Tracer une nouvelle route

Le quotidien des artistes indépendants suit désormais la route d’un train complètement déraillé, et il est grand temps pour nous d’en sortir. Nous devons retrouver une vie saine et une santé mentale équilibrée. C’est notre droit ! Nous devons réclamer notre valeur et nous redonner le droit d’être ce que nous sommes. Nous devons rétablir notre droit d’offrir à nos publics tout ce que notre musique peut leur apporter : libération, amour, apaisement, conscience, sentiment d’appartenance… Car ce n’est pas toi qui apportes ça au public, Industrie. C’est Elle. Toi, tu n’es pas la Musique. Tu n’es pas un art, et l’art de la musique, ce n’est pas un produit. Elle a traversé des millénaires, pas toi. Elle doit être préservée, cultivée, nourrie. Elle doit être aimée, comme elle nous aime.

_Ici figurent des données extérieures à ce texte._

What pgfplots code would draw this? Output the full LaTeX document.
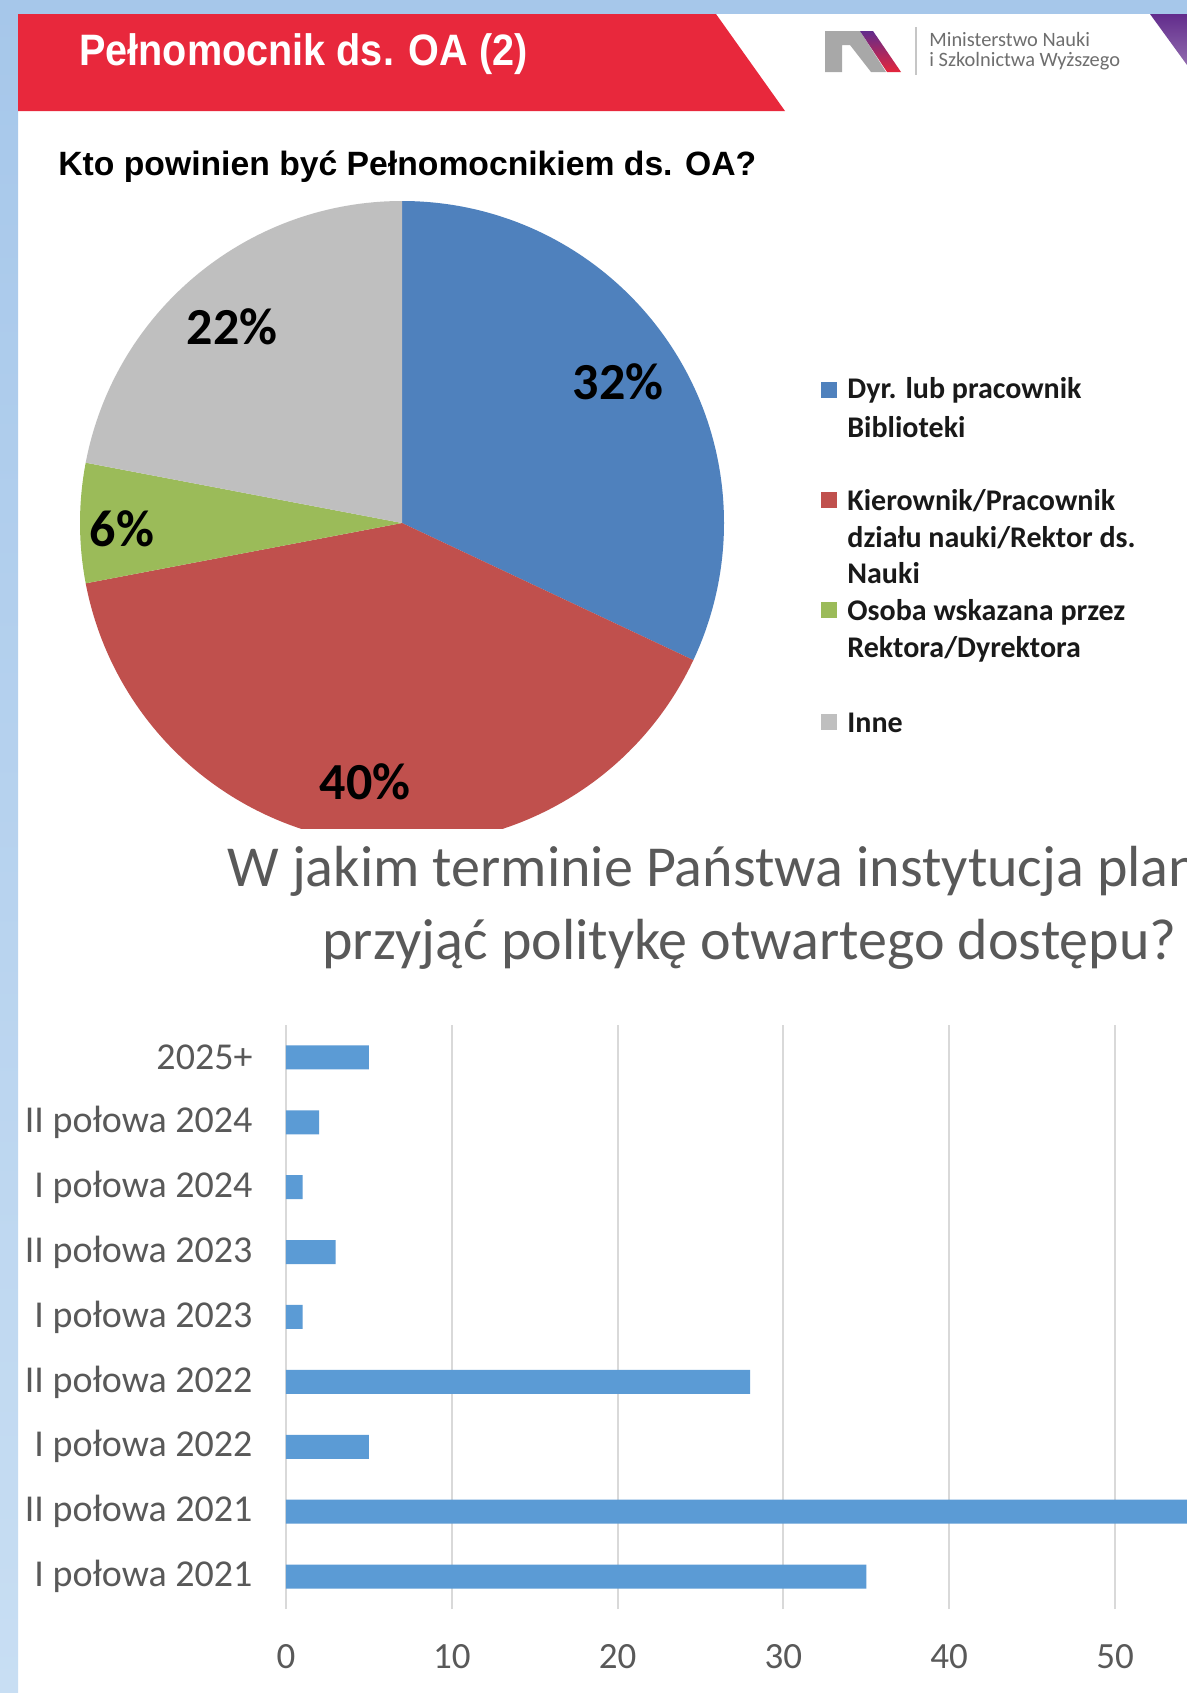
\documentclass[border=0pt]{standalone}
\usepackage{fontspec}
\setmainfont{Carlito}
\newfontfamily\arialfont{Liberation Sans}
\usepackage{pgfplots}
\pgfplotsset{compat=1.18}
\definecolor{pblue}{HTML}{4F81BD}
\definecolor{pred}{HTML}{C0504D}
\definecolor{pgreen}{HTML}{9BBB59}
\definecolor{pgray}{HTML}{BFBFBF}
\definecolor{barblue}{HTML}{5B9BD5}
\definecolor{gridgray}{HTML}{D9D9D9}
\definecolor{txtgray}{HTML}{595959}
\definecolor{banner}{HTML}{E8283C}
\definecolor{sidetop}{RGB}{166,199,234}
\definecolor{sidebot}{RGB}{200,222,243}
\definecolor{logogray}{RGB}{168,168,168}
\definecolor{logotext}{RGB}{110,110,110}
\definecolor{mpurple}{RGB}{98,44,140}
\definecolor{mred}{RGB}{228,37,59}
% pie shares (percent)
\def\pA{32}\def\pB{40}\def\pC{6}\def\pD{22}
\begin{document}
\begin{tikzpicture}
\useasboundingbox (0,0) rectangle (593.5pt,-846.5pt);
\clip (0,0) rectangle (593.5pt,-846.5pt);
\fill[white] (0,0) rectangle (593.5pt,-846.5pt);
\begin{scope}[x=0.5pt,y=-0.5pt]
  % slide frame
  \shade[top color=sidetop,bottom color=sidebot] (0,0) rectangle (18,1693);
  \fill[sidetop] (0,0) rectangle (1187,14);
  % header banner
  \fill[banner] (18,14) -- (716,14) -- (785,111) -- (18,111) -- cycle;
  \node[anchor=base west, font=\arialfont\bfseries\fontsize{22}{26}\selectfont,
        text=white, xscale=0.9, inner sep=0pt] at (79,65) {Pełnomocnik ds. OA (2)};
  % logo
  \fill[logogray] (825,31) -- (860,31) -- (886,72) -- (871,72) -- (850,45)
        -- (842,45) -- (842,72) -- (825,72) -- cycle;
  \shade[top color=mpurple, bottom color=mred] (860,31) -- (873,31) -- (901,72) -- (887,72) -- cycle;
  \draw[gray!45, line width=0.6pt] (916,27) -- (916,75);
  \node[anchor=base west, font=\fontsize{10.2}{12}\selectfont, text=logotext, inner sep=0pt]
        at (929,46) {Ministerstwo Nauki};
  \node[anchor=base west, font=\fontsize{10.2}{12}\selectfont, text=logotext, inner sep=0pt]
        at (929,66) {i Szkolnictwa Wyższego};
  \shade[top color=mpurple, bottom color=mpurple!70] (1150,14) -- (1187,14) -- (1187,65) -- cycle;
  % subtitle
  \node[anchor=base west, font=\arialfont\bfseries\fontsize{16.85}{20}\selectfont, inner sep=0pt]
        at (58,175) {Kto powinien być Pełnomocnikiem ds. OA?};
  % legend of the pie
  \fill[pblue]  (821,382) rectangle (837,398);
  \fill[pred]   (821,492) rectangle (837,508);
  \fill[pgreen] (821,602) rectangle (837,618);
  \fill[pgray]  (821,714) rectangle (837,730);
  \begin{scope}[every node/.style={anchor=base west, inner sep=0pt,
        font=\bfseries\fontsize{15}{18}\selectfont, text=black!90}]
    \node at (847,398) {Dyr. lub pracownik};
    \node at (847,437) {Biblioteki};
    \node at (847,510) {Kierownik/Pracownik};
    \node at (847,547) {działu nauki/Rektor ds.};
    \node at (847,583) {Nauki};
    \node at (847,620) {Osoba wskazana przez};
    \node at (847,657) {Rektora/Dyrektora};
    \node at (847,732) {Inne};
  \end{scope}
  % bar chart title
  \node[anchor=base west, font=\fontsize{29}{34}\selectfont, text=txtgray, inner sep=0pt]
        at (227,886) {W jakim terminie Państwa instytucja planuje};
  \node[anchor=base west, font=\fontsize{29}{34}\selectfont, text=txtgray, inner sep=0pt]
        at (322,959) {przyjąć politykę otwartego dostępu?};
\end{scope}

% ---------- pie chart ----------
\begin{axis}[at={(201pt,-261.5pt)}, anchor=origin,
  x=161pt, y=161pt, xmin=-1.1, xmax=1.1, ymin=-0.95, ymax=1.1,
  hide axis, clip=true]
  \fill[pblue]  (axis cs:0,0) -- ++({90}:161pt)
     arc[start angle={90}, delta angle={-3.6*\pA}, radius=161pt] -- cycle;
  \fill[pred]   (axis cs:0,0) -- ++({90-3.6*\pA}:161pt)
     arc[start angle={90-3.6*\pA}, delta angle={-3.6*\pB}, radius=161pt] -- cycle;
  \fill[pgreen] (axis cs:0,0) -- ++({90-3.6*(\pA+\pB)}:161pt)
     arc[start angle={90-3.6*(\pA+\pB)}, delta angle={-3.6*\pC}, radius=161pt] -- cycle;
  \fill[pgray]  (axis cs:0,0) -- ++({90-3.6*(\pA+\pB+\pC)}:161pt)
     arc[start angle={90-3.6*(\pA+\pB+\pC)}, delta angle={-3.6*\pD}, radius=161pt] -- cycle;
  \begin{scope}[every node/.style={anchor=center, inner sep=0pt,
        font=\bfseries\fontsize{26}{30}\selectfont, text=black}]
    \node at (axis cs:0.671,0.438) {\pA\%};
    \node at (axis cs:-0.115,-0.804) {\pB\%};
    \node at (axis cs:-0.870,-0.019) {\pC\%};
    \node at (axis cs:-0.528,0.609) {\pD\%};
  \end{scope}
\end{axis}

% ---------- bar chart ----------
\begin{axis}[at={(143pt,-804.5pt)}, anchor=south west,
  x=8.29pt, y=32.45pt,
  xmin=0, xmax=60, ymin=-0.5, ymax=8.5,
  xbar, bar width=12pt,
  axis line style={draw=none},
  major tick style={draw=none},
  xmajorgrids, grid style={gridgray, line width=1pt},
  xtick={0,10,...,50},
  extra x ticks={60}, extra x tick labels={},
  extra x tick style={grid=major},
  ytick={0,...,8},
  yticklabels={I połowa 2021, II połowa 2021, I połowa 2022, II połowa 2022,
    I połowa 2023, II połowa 2023, I połowa 2024, II połowa 2024, 2025+},
  /pgf/number format/assume math mode=true,
  tick label style={text=txtgray, inner sep=0pt},
  xticklabel style={font=\fontsize{18.5}{22}\selectfont, anchor=center, yshift=-24pt},
  yticklabel style={font=\fontsize{19}{23}\selectfont, anchor=east, xshift=-12.3pt},
  clip=true]
  \addplot[fill=barblue, draw=none] coordinates {
    (35,0) (58,1) (5,2) (28,3) (1,4) (3,5) (1,6) (2,7) (5,8)};
\end{axis}
\end{tikzpicture}
\end{document}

Une artiste qui choisit de quitter les médias sociaux parce qu’elle est à bout de se battre contre les algorithmes, choisit déjà une autre route. Seule, elle perdra toutes ses opportunités. Mais si tous les artistes le faisaient et mettaient leurs énergies à réinventer leurs communautés et leurs scènes locales, nous pourrions alors, probablement, vivre le changement dont nous avons tant besoin.

Je fais face à ma vie, et je comprends bien peu. Mais je comprends la Musique, et je comprends mon devoir, et ainsi, je comprends mon destin.

Alex Robshaw, Auteure-compositrice-interprète, Montréal.